2.Dasar Hukum Kewarisan Dzawil Arham
Dasar hukum mengenai hal ini terdapat dalam QS. Al-Anfal [ 8 ] : 75 yang artinya : “Dan orang-orang yang beriman sesudah itu kemudian berhijrah serta berjihad bersamamu Maka orang-orang itu Termasuk golonganmu (juga). Orang-orang yang mempunyai hubungan kerabat itu sebagiannya lebih berhak terhadap sesamanya (daripada yang bukan kerabat) di dalam kitab Allah. Sesungguhnya Allah Maha mengetahui segala sesuatu.”

3.Empat Golongan Dzawil Arham
Empat golongan yang dimaksud adalah :
Orang-orang yang memiliki keturunan dengan pewaris, yaitu :
•Keturunan dari anak –anak perempuan pewaris dan seterusnya ke bawah, baik laki-laki maupun perempuan.
•Keturunan dari cucu perempuan dari anak laki-laki maupun perempuan.
Orang-orang yang memiliki keturunan dengan pewaris, yaitu :
•Kakek yang tidak sah dan seterusnya ke atas, seperti bapaknya ibu, dan kakek dari bapaknya ibu.
•Nenek yang tidak sah dan seterusnya ke atas, seperti nenek dari bapaknya ibu dan ibunya nenek dari bapaknya ibu.
Orang-orang yang mempunyai hubungan kekerabatan dengan ayah dan ibu pewaris, yaitu :
•Anak-anak dari saudara-saudara perempuan sekandung, seayah atau seibu, baik laki-laki maupun perempuan.
•Anak-anak perempuan dari saudara laki-laki sekandung, seayah atau seibu, dan anak-anak perempuan mereka, dan seterusnya sampai ke bawah.
•Anak laki-laki dari saudara laki-laki seibu dan anak-anak mereka sampai terus ke bawah seperti anak laki-laki dari saudara laki-laki seibu, cucu laki-laki dari anak laki-laki saudara laki-laki seibu, atau cucu perempuan dari anak laki-lakli saudara laki-laki seibu.
Orang yang mempunyai hubungan kekerabatan dengan kedua kakek atau kedua nenek pewaris, baik dari pihak ayahnya maupun pihak ibunya, yaitu :
•Saudara laki-laki dan saudara perempuan ( dari ayah ) pewaris, Saudara laki-laki dan saudara perempuan ( dari ibu ) pewaris, baik yang sekandung, seayah saja, maupun seibu saja.
•Anak-anak bibi ( saudara ayah ), paman ( saudara ibu ), bibi( saudara ibu ), dan anak-anak paman yang seibu, dan seterusnya.

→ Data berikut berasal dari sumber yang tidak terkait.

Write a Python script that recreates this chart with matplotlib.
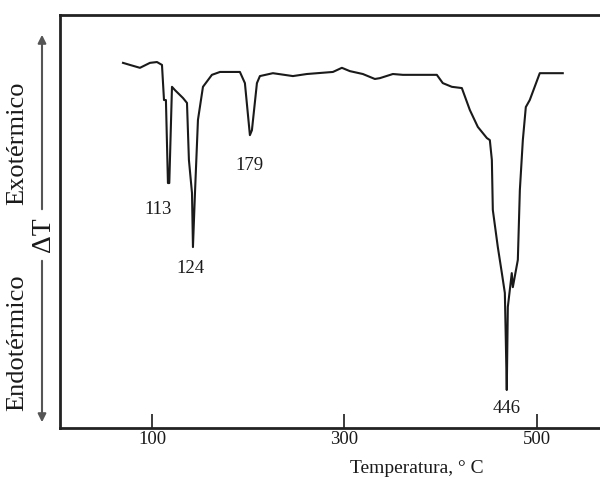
import numpy as np
import matplotlib
matplotlib.use("Agg")
import matplotlib.pyplot as plt

# ==================================================
# DADOS LIDOS DA CURVA DTA (ΔT em unidades arbitrárias)
# ==================================================
temperatura = [69.9, 77.1, 87.5, 97.9, 105.2, 110.4, 112.5, 114.5, 116.6, 118.0,
               120.8, 123.9, 132.2, 136.4, 138.4, 141.6, 142.6, 144.7, 147.8, 153.0,
               162.3, 170.7, 191.4, 196.6, 201.8, 203.9, 209.1, 212.2, 225.7, 246.5,
               261.0, 288.1, 297.4, 305.7, 319.2, 331.7, 336.9, 350.4, 360.8, 396.1,
               402.3, 411.7, 422.1, 430.4, 438.7, 448.1, 451.2, 453.3, 454.3, 459.5,
               463.7, 466.8, 467.8, 468.8, 469.9, 474.0, 475.1, 480.3, 482.4, 485.5,
               488.6, 492.7, 503.1, 527.0]
delta_t = [88.4, 87.9, 87.2, 88.4, 88.6, 87.9, 79.4, 79.4, 59.3, 59.3,
           82.6, 81.8, 79.9, 78.7, 64.9, 56.9, 43.8, 56.9, 74.6, 82.6,
           85.5, 86.2, 86.2, 83.5, 70.9, 72.1, 83.5, 85.2, 85.9, 85.2,
           85.7, 86.2, 87.2, 86.4, 85.7, 84.5, 84.7, 85.7, 85.5, 85.5,
           83.5, 82.6, 82.3, 77.0, 72.9, 70.2, 69.7, 64.9, 52.8, 43.8,
           37.5, 32.7, 21.3, 9.2, 29.3, 37.5, 34.1, 40.7, 57.6, 69.7,
           77.7, 79.4, 85.9, 85.9]

# rótulos dos picos: (texto, posição x, posição y)
picos_txt = ["113", "124", "179", "446"]
picos_x = [106.0, 140.5, 201.5, 468.5]
picos_y = [53.0, 38.5, 63.5, 4.8]

ticks_x = [100, 300, 500]

FONTE = ["Liberation Serif", "DejaVu Serif"]
COR = "#1a1a1a"

fig = plt.figure(figsize=(6.0, 4.9), dpi=100)
ax = fig.add_axes([0.1, 0.1265, 0.908, 0.843])

ax.plot(temperatura, delta_t, color=COR, lw=1.5)

for txt, x, y in zip(picos_txt, picos_x, picos_y):
    ax.text(x, y, txt, ha="center", va="center", fontsize=13.5,
            family=FONTE, color=COR)

ax.set_xlim(4.4, 570.7)
ax.set_ylim(0, 100)
ax.set_xticks(ticks_x)
ax.set_xticklabels([str(t) for t in ticks_x], family=FONTE, fontsize=13.5)
ax.tick_params(axis="x", direction="in", length=10, width=1.2, pad=2,
               colors=COR)
ax.set_yticks([])
for s in ax.spines.values():
    s.set_linewidth(2)
    s.set_color("#222222")

fig.text(0.695, 0.043, "Temperatura, ° C", ha="center", va="center",
         fontsize=14, family=FONTE, color=COR)

# eixo ΔT com setas
fig.text(0.073, 1 - 235 / 490, "ΔT", rotation=90, ha="center", va="center",
         fontsize=20, family=FONTE, color=COR)
fig.text(0.028, 1 - 143 / 490, "Exotérmico", rotation=90, ha="center",
         va="center", fontsize=19, family=FONTE, color=COR)
fig.text(0.028, 1 - 343 / 490, "Endotérmico", rotation=90, ha="center",
         va="center", fontsize=19, family=FONTE, color=COR)

fig.patches.append(matplotlib.patches.FancyArrowPatch(
    (0.07, 1 - 212 / 490), (0.07, 1 - 32 / 490), transform=fig.transFigure,
    arrowstyle="-|>", mutation_scale=12, color="#555555", lw=1.5))
fig.patches.append(matplotlib.patches.FancyArrowPatch(
    (0.07, 1 - 258 / 490), (0.07, 1 - 425 / 490), transform=fig.transFigure,
    arrowstyle="-|>", mutation_scale=12, color="#555555", lw=1.5))

fig.savefig("out.png", dpi=100)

•Saudara Perempuan ( saudara ayah ) dari ayah si pewaris secara umum, begitu juga saudara laki-laki dan saudara perempuan ( saudara ibu ) dari ibu si pewaris, baik sekandung maupun seayah.

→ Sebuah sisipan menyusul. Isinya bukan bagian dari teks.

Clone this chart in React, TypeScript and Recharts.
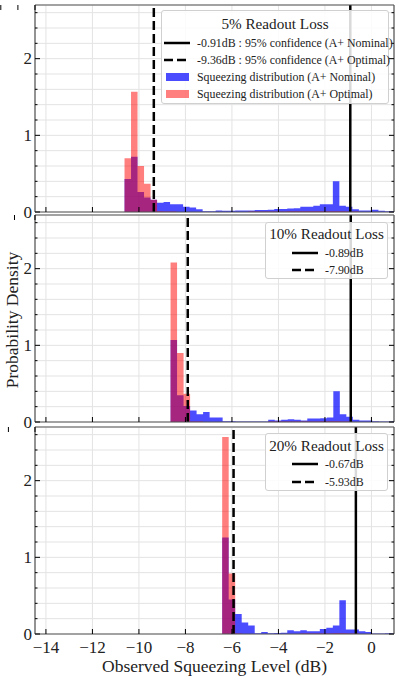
import { Area, CartesianGrid, ComposedChart, ReferenceLine, XAxis, YAxis } from "recharts";

const FONT = '"Liberation Serif", "DejaVu Serif", serif';
const FRAME = "#555";
const BIN_WIDTH = 0.28;

const xTicks = [-14, -12, -10, -8, -6, -4, -2, 0];
const yTicks = [0, 0.2, 0.4, 0.6, 0.8, 1, 1.2, 1.4, 1.6, 1.8, 2, 2.2, 2.4, 2.6];

// 5% readout loss
const start5 = -10.62;
const nominal5 = [
  0.43, 0.72, 0.26, 0.19, 0.16, 0.12, 0.13, 0.1, 0.1, 0.07, 0.06, 0.035, 0.01, 0.01,
  0.02, 0.015, 0.015, 0.02, 0.02, 0.02, 0.025, 0.025, 0.03, 0.04, 0.04, 0.045, 0.05,
  0.07, 0.07, 0.08, 0.1, 0.1, 0.4, 0.08, 0.07, 0.035, 0.02, 0.02, 0.03, 0.015, 0.01, 0.01,
];
const optimal5 = [
  0.7, 1.57, 0.6, 0.37, 0.16, 0.01, 0.005, 0.005, 0, 0, 0, 0, 0, 0, 0, 0, 0, 0, 0,
  0.005, 0.005, 0.005, 0.005, 0.005, 0.005, 0.01, 0.01, 0.01, 0.01, 0.01, 0.01, 0.01,
  0.01, 0.01, 0.005, 0.005, 0, 0, 0, 0, 0, 0,
];
const nominalLine5 = -0.91;
const optimalLine5 = -9.36;

// 10% readout loss
const start10 = -8.64;
const nominal10 = [
  1.07, 0.35, 0.21, 0.15, 0.1, 0.13, 0.06, 0.06, 0.01, 0.01, 0.005, 0.005, 0.005, 0.005,
  0.005, 0.03, 0.02, 0.03, 0.035, 0.03, 0.02, 0.045, 0.045, 0.05, 0.06, 0.4, 0.1, 0.07,
  0.03, 0.02, 0.02, 0.01, 0.005, 0.005, 0.01,
];
const optimal10 = [
  2.08, 0.9, 0.37, 0.005, 0.005, 0, 0, 0, 0, 0, 0, 0, 0, 0, 0, 0.005, 0.005, 0.005,
  0.005, 0.005, 0.005, 0.005, 0.005, 0.01, 0.01, 0.01, 0.005, 0.005, 0, 0, 0, 0, 0, 0, 0,
];
const nominalLine10 = -0.89;
const optimalLine10 = -7.9;

// 20% readout loss
const start20 = -6.42;
const nominal20 = [
  1.26, 0.45, 0.26, 0.15, 0.11, 0.01, 0.025, 0.01, 0.013, 0.017, 0.05, 0.035, 0.048,
  0.035, 0.035, 0.065, 0.08, 0.11, 0.44, 0.06, 0.06, 0.035, 0.026, 0.005, 0.005, 0.01, 0.005,
];
const optimal20 = [
  2.57, 0.79, 0.005, 0, 0, 0, 0, 0, 0, 0, 0, 0, 0.005, 0.005, 0.005, 0.005, 0.005, 0.01,
  0.01, 0.005, 0.005, 0, 0, 0, 0, 0, 0,
];
const nominalLine20 = -0.67;
const optimalLine20 = -5.93;

const PLOT_H = 207;
const PLOT_L = 35;
const PLOT_R = 394;

function histRows(start: number, nominal: number[], optimal: number[]) {
  const rows = nominal.map((v, i) => ({
    x: start + i * BIN_WIDTH,
    nominal: v,
    optimal: optimal[i] ?? 0,
  }));
  rows.push({ x: start + nominal.length * BIN_WIDTH, nominal: 0, optimal: 0 });
  return rows;
}

const fmt = (v: number) => (v < 0 ? "\u2212" + Math.abs(v) : String(v));

type PanelProps = {
  top: number;
  padTop: number;
  padBottom: number;
  rows: { x: number; nominal: number; optimal: number }[];
  nominalLine: number;
  optimalLine: number;
  labels: boolean;
};

function Panel({ top, padTop, padBottom, rows, nominalLine, optimalLine, labels }: PanelProps) {
  const plotTop = padTop;
  const plotBottom = padTop + PLOT_H;
  const h = padTop + PLOT_H + padBottom;

  const bottomTick = (p: any) => (
    <g>
      <line x1={p.x} x2={p.x} y1={plotBottom} y2={plotBottom - 5} stroke="#000" />
      {labels && (
        <text
          x={p.x}
          y={plotBottom + 13}
          textAnchor="middle"
          dominantBaseline="central"
          fontFamily={FONT}
          fontSize={17}
          fill="#222"
        >
          {fmt(p.payload.value)}
        </text>
      )}
    </g>
  );
  const topTick = (p: any) => (
    <line x1={p.x} x2={p.x} y1={plotTop} y2={plotTop + 5} stroke="#000" />
  );
  const leftTick = (p: any) => {
    const major = Number.isInteger(p.payload.value);
    return (
      <g>
        <line x1={PLOT_L} x2={PLOT_L + (major ? 5 : 2.5)} y1={p.y} y2={p.y} stroke="#000" />
        {major && (
          <text
            x={PLOT_L - 3}
            y={p.y}
            textAnchor="end"
            dominantBaseline="central"
            fontFamily={FONT}
            fontSize={17}
            fill="#222"
          >
            {p.payload.value}
          </text>
        )}
      </g>
    );
  };
  const rightTick = (p: any) => {
    const major = Number.isInteger(p.payload.value);
    return <line x1={PLOT_R} x2={PLOT_R - (major ? 5 : 2.5)} y1={p.y} y2={p.y} stroke="#000" />;
  };

  return (
    <div style={{ position: "absolute", left: 0, top, width: 399, height: h, overflow: "hidden" }}>
      <ComposedChart
        width={399}
        height={h}
        data={rows}
        margin={{ top: 0, right: 0, bottom: 0, left: 0 }}
        accessibilityLayer={false}
      >
        <CartesianGrid stroke="#e3e3e3" strokeWidth={1} />
        <XAxis
          dataKey="x"
          type="number"
          domain={[-14.47, 0.97]}
          allowDataOverflow
          ticks={xTicks}
          interval={0}
          height={padBottom}
          axisLine={{ stroke: FRAME, strokeWidth: 1.2 }}
          tickLine={false}
          tick={bottomTick}
        />
        <XAxis
          xAxisId="top"
          orientation="top"
          type="number"
          domain={[-14.47, 0.97]}
          allowDataOverflow
          ticks={xTicks}
          interval={0}
          height={padTop}
          axisLine={{ stroke: FRAME, strokeWidth: 1.2 }}
          tickLine={false}
          tick={topTick}
        />
        <YAxis
          type="number"
          domain={[0, 2.7]}
          allowDataOverflow
          ticks={yTicks}
          interval={0}
          width={PLOT_L}
          axisLine={{ stroke: FRAME, strokeWidth: 1.2 }}
          tickLine={false}
          tick={leftTick}
        />
        <YAxis
          yAxisId="right"
          orientation="right"
          type="number"
          domain={[0, 2.7]}
          allowDataOverflow
          ticks={yTicks}
          interval={0}
          width={399 - PLOT_R}
          axisLine={{ stroke: FRAME, strokeWidth: 1.2 }}
          tickLine={false}
          tick={rightTick}
        />
        <Area
          type="stepAfter"
          dataKey="nominal"
          stroke="none"
          fill="#0000ff"
          fillOpacity={0.7}
          dot={false}
          activeDot={false}
          isAnimationActive={false}
        />
        <Area
          type="stepAfter"
          dataKey="optimal"
          stroke="none"
          fill="#ff0000"
          fillOpacity={0.5}
          dot={false}
          activeDot={false}
          isAnimationActive={false}
        />
        <ReferenceLine x={nominalLine} stroke="#000" strokeWidth={2.5} />
        <ReferenceLine x={optimalLine} stroke="#000" strokeWidth={2.5} strokeDasharray="9 4" />
      </ComposedChart>
    </div>
  );
}

type Entry = { kind: "solid" | "dashed" | "blue" | "red"; label: string; y: number };

function LegendBox({
  left,
  top,
  width,
  height,
  title,
  titleY,
  handleX,
  textX,
  entries,
}: {
  left: number;
  top: number;
  width: number;
  height: number;
  title: string;
  titleY: number;
  handleX: number;
  textX: number;
  entries: Entry[];
}) {
  return (
    <div
      style={{
        position: "absolute",
        left,
        top,
        width,
        height,
        boxSizing: "border-box",
        background: "rgba(255,255,255,0.85)",
        border: "1px solid #d0d0d0",
        borderRadius: 3,
        fontFamily: FONT,
        color: "#222",
      }}
    >
      <div
        style={{
          position: "absolute",
          left: 0,
          width: width - 2,
          top: titleY - top - 10,
          height: 20,
          lineHeight: "20px",
          textAlign: "center",
          fontSize: 15.2,
          whiteSpace: "nowrap",
        }}
      >
        {title}
      </div>
      {entries.map((e) => (
        <div key={e.label}>
          {e.kind === "solid" || e.kind === "dashed" ? (
            <svg
              style={{ position: "absolute", left: handleX - left, top: e.y - top - 3 }}
              width={27}
              height={6}
            >
              <line
                x1={0}
                x2={26}
                y1={3}
                y2={3}
                stroke="#000"
                strokeWidth={2.5}
                strokeDasharray={e.kind === "dashed" ? "9 4" : undefined}
              />
            </svg>
          ) : (
            <div
              style={{
                position: "absolute",
                left: handleX - left + 2,
                top: e.y - top - 4,
                width: 23,
                height: 8,
                background: e.kind === "blue" ? "rgba(0,0,255,0.7)" : "rgba(255,0,0,0.5)",
              }}
            />
          )}
          <div
            style={{
              position: "absolute",
              left: textX - left,
              top: e.y - top - 8,
              height: 16,
              lineHeight: "16px",
              fontSize: 11.9,
              whiteSpace: "nowrap",
            }}
          >
            {e.label}
          </div>
        </div>
      ))}
    </div>
  );
}

export default function App() {
  return (
    <div
      style={{
        position: "absolute",
        left: 0,
        top: 0,
        width: 399,
        height: 680,
        background: "#fff",
        fontFamily: FONT,
        overflow: "hidden",
      }}
    >
      <Panel
        top={0}
        padTop={5}
        padBottom={10}
        rows={histRows(start5, nominal5, optimal5)}
        nominalLine={nominalLine5}
        optimalLine={optimalLine5}
        labels={false}
      />
      <Panel
        top={213}
        padTop={2}
        padBottom={10}
        rows={histRows(start10, nominal10, optimal10)}
        nominalLine={nominalLine10}
        optimalLine={optimalLine10}
        labels={false}
      />
      <Panel
        top={423}
        padTop={4}
        padBottom={46}
        rows={histRows(start20, nominal20, optimal20)}
        nominalLine={nominalLine20}
        optimalLine={optimalLine20}
        labels={true}
      />

      <LegendBox
        left={161}
        top={10}
        width={228}
        height={94}
        title="5% Readout Loss"
        titleY={22.7}
        handleX={163}
        textX={196}
        entries={[
          { kind: "solid", label: "-0.91dB : 95% confidence (A+ Nominal)", y: 41.7 },
          { kind: "dashed", label: "-9.36dB : 95% confidence (A+ Optimal)", y: 59 },
          { kind: "blue", label: "Squeezing distribution (A+ Nominal)", y: 76 },
          { kind: "red", label: "Squeezing distribution (A+ Optimal)", y: 93.3 },
        ]}
      />
      <LegendBox
        left={265}
        top={222}
        width={123}
        height={57}
        title="10% Readout Loss"
        titleY={233.3}
        handleX={291}
        textX={324}
        entries={[
          { kind: "solid", label: "-0.89dB", y: 252 },
          { kind: "dashed", label: "-7.90dB", y: 269 },
        ]}
      />
      <LegendBox
        left={265}
        top={433}
        width={123}
        height={58}
        title="20% Readout Loss"
        titleY={445}
        handleX={291}
        textX={324}
        entries={[
          { kind: "solid", label: "-0.67dB", y: 463.3 },
          { kind: "dashed", label: "-5.93dB", y: 481 },
        ]}
      />

      <svg style={{ position: "absolute", left: 0, top: 0 }} width={30} height={680}>
        <text
          x={0}
          y={0}
          transform="translate(12 320) rotate(-90)"
          textAnchor="middle"
          dominantBaseline="central"
          fontFamily={FONT}
          fontSize={17.5}
          fill="#222"
        >
          Probability Density
        </text>
      </svg>
      <svg style={{ position: "absolute", left: 0, top: 650 }} width={399} height={30}>
        <text
          x={214.5}
          y={16}
          textAnchor="middle"
          dominantBaseline="central"
          fontFamily={FONT}
          fontSize={17.5}
          fill="#222"
        >
          Observed Squeezing Level (dB)
        </text>
      </svg>
    </div>
  );
}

•Anak-anak dari bibi-bibi dan paman-paman dari ayah si pewaris dan seterusnya ke bawah, seperti anak laki-laki dari bibinya ayah dan anak perempuan dari bibinya ayah.
•Pamannya kakek dari ibu, pamannya nenek, paman, dan bibi dari ibu serta bibi / saudara ayah dari kakek atau nenek.

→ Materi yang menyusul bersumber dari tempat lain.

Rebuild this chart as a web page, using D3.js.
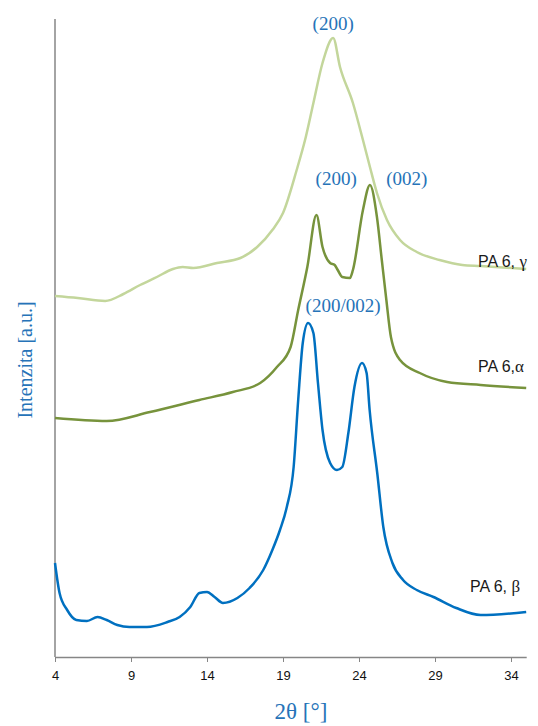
<!DOCTYPE html>
<html>
<head>
<meta charset="utf-8">
<script src="https://cdn.jsdelivr.net/npm/d3@7"></script>
<style>
  body { margin: 0; background: #fff; }
  svg { display: block; }
</style>
</head>
<body>
<svg width="538" height="726"></svg>
<script>
// 2θ ticks shown on the x axis
const xTicks = [4, 9, 14, 19, 24, 29, 34];

// diffractograms: [2θ, intensity a.u.]
const gamma = [
  [4, 361], [5.5, 359], [7.3, 356], [8.5, 363], [9.6, 372], [10.7, 380], [11.76, 388],
  [12.4, 390], [13.1, 389], [14.66, 394], [16.2, 399], [17.3, 410], [18.3, 427],
  [19.0, 444], [19.9, 487], [20.5, 520], [21.0, 554], [21.6, 594], [22.3, 619],
  [22.75, 590], [23.6, 554], [24.26, 517], [24.72, 490], [25.18, 464], [25.84, 437],
  [26.7, 417], [27.8, 405], [29.3, 397], [30.8, 392], [32.0, 391], [35, 388]
];
const alpha = [
  [4, 239], [7.4, 236], [10.25, 245], [13.5, 257], [15.7, 265], [17.5, 274],
  [18.6, 290], [19.5, 310], [20.0, 347], [20.6, 390], [21.2, 442], [21.6, 410],
  [22.1, 394], [22.4, 392], [22.6, 387], [22.9, 380], [23.4, 379], [23.6, 387],
  [24.26, 447], [24.72, 472], [25.18, 440], [25.5, 397], [25.8, 357],
  [26.1, 320], [26.7, 297], [28.0, 284], [29.8, 275], [32, 272], [35, 269]
];
const beta = [
  [4, 94], [4.3, 64], [4.8, 47], [5.4, 37], [6.1, 36], [6.8, 40], [7.4, 37],
  [8.1, 32], [8.9, 30], [10.05, 30], [11.4, 35], [12.2, 40], [12.9, 50],
  [13.5, 64], [14.0, 65], [14.5, 60], [15.05, 54], [16.0, 59], [16.8, 69],
  [17.7, 87], [18.3, 107], [18.8, 127], [19.25, 150], [19.7, 190], [20.0, 257],
  [20.3, 314], [20.65, 334], [21.0, 324], [21.3, 274], [21.6, 227], [22.1, 194],
  [22.55, 187], [22.9, 190], [23.3, 224], [23.7, 270], [24.2, 294], [24.5, 284],
  [24.7, 247], [25.2, 184], [25.6, 130], [26.2, 94], [26.9, 77], [27.8, 67],
  [28.9, 60], [30.4, 49], [32, 42], [35, 45]
];

// series names and peak (hkl) annotations [2θ, intensity, text]
const seriesNames = ["PA 6, ", "PA 6,", "PA 6, "];
const seriesGreek = ["γ", "α", "β"];
const peakLabels = [
  [22.3, 627, "(200)"],
  [22.5, 472, "(200)"],
  [27.15, 472, "(002)"],
  [22.95, 345, "(200/002)"]
];

const svg = d3.select("svg");
const margin = { top: 19, left: 55 };
const plotBottom = 657;

const x = d3.scaleLinear().domain([4, 35]).range([55, 526.2]);
const y = d3.scaleLinear().domain([0, 638]).range([plotBottom, margin.top]);

// y axis: plain line, no ticks
svg.append("line")
  .attr("x1", x(4)).attr("x2", x(4))
  .attr("y1", y(638)).attr("y2", y(0))
  .attr("stroke", "#868686").attr("stroke-width", 1.5);

// x axis
const xAxis = svg.append("g")
  .attr("transform", `translate(0,${plotBottom})`)
  .call(d3.axisBottom(x).tickValues(xTicks).tickSize(5).tickPadding(9).tickSizeOuter(0));
xAxis.select(".domain").attr("stroke", "#868686").attr("stroke-width", 1.5);
xAxis.selectAll(".tick line").attr("stroke", "#868686");
xAxis.selectAll(".tick text")
  .attr("fill", "#111")
  .style("font-family", "Liberation Sans, Arial, sans-serif")
  .style("font-size", "13px");

const line = d3.line()
  .x(d => x(d[0]))
  .y(d => y(d[1]))
  .curve(d3.curveMonotoneX);
const colors = ["#C3D69B", "#77933C", "#0070C0"];

[gamma, alpha, beta].forEach((s, i) => {
  svg.append("path")
    .datum(s)
    .attr("d", line)
    .attr("fill", "none")
    .attr("stroke", colors[i])
    .attr("stroke-width", 2.5)
    .attr("stroke-linejoin", "round");
});

// series labels at the right
const nameAt = [[478, 388 + 2], [478, 269 + 16], [470, 45 + 20]];
seriesNames.forEach((n, i) => {
  const t = svg.append("text")
    .attr("x", nameAt[i][0])
    .attr("y", y(nameAt[i][1]))
    .attr("fill", "#1a1a1a")
    .style("font-family", "Liberation Sans, Arial, sans-serif")
    .style("font-size", "16px")
    .text(n);
  t.append("tspan")
    .style("font-family", "Liberation Serif, Times New Roman, serif")
    .style("font-size", "17px")
    .text(seriesGreek[i]);
});

// peak annotations
svg.append("g").selectAll("text")
  .data(peakLabels)
  .join("text")
  .attr("x", d => x(d[0]))
  .attr("y", d => y(d[1]))
  .attr("text-anchor", "middle")
  .attr("fill", "#2673B8")
  .style("font-family", "Liberation Serif, Times New Roman, serif")
  .style("font-size", "19px")
  .text(d => d[2]);

// axis titles
svg.append("text")
  .attr("x", 301).attr("y", 719)
  .attr("text-anchor", "middle")
  .attr("fill", "#2673B8")
  .style("font-family", "Liberation Serif, Times New Roman, serif")
  .style("font-size", "23px")
  .text("2θ [°]");

svg.append("text")
  .attr("transform", "translate(32,360) rotate(-90)")
  .attr("text-anchor", "middle")
  .attr("fill", "#2673B8")
  .style("font-family", "Liberation Serif, Times New Roman, serif")
  .style("font-size", "20px")
  .text("Intenzita [a.u.]");
</script>
</body>
</html>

•Anak-anak dari orang-orang yang disebutkan pada poin sebelumnya.

KESIMPULAN

Pembagian harta waris sesuai dengan yang telah Allah tentukan, merupakan suatu keharusan yang harus dipenuhi oleh umat Islam agar kemungkinan-kemungkinan terjadinya perselisihan antar sesama ahli waris akibat pambagian harta ini dapat dihindari. Untuk itu, dalam rangka mewujudkan hal tersebut, maka kesadaran akan pentingnya mempelajari ilmu mawaris dalam kehidupan umat Islam agar mampu dipahami dan diaplikasikan perlu untuk dikembangkan serta pandangan-pandangan negatif mengenai sulitnya mempelajari dan memahami ilmu mawaris perlu untuk dihindarkan.
Memutuskan suatu persoalan dalam waris dengan jalan merujuk kepada Al-Quran dan hadits, selain dapat menghindarkan perselisihan, secara tidak langsung juga telah menerapkan aturan Allah, suatu aturan yang bernilai ibadah, sehingga para pelakunya berpeluang besar untuk mendapatkan pahala dari Allah serta petunjuk-Nya di dalam setiap aktifitas yang mereka lakukan.
Maka dari itu, menerapkan aturan-aturan Allah mengenai kewarisan dapat memberikan kemudahan bagi manusia untuk mendapatkan kebahagiaan hidup di dunia maupun di akhirat.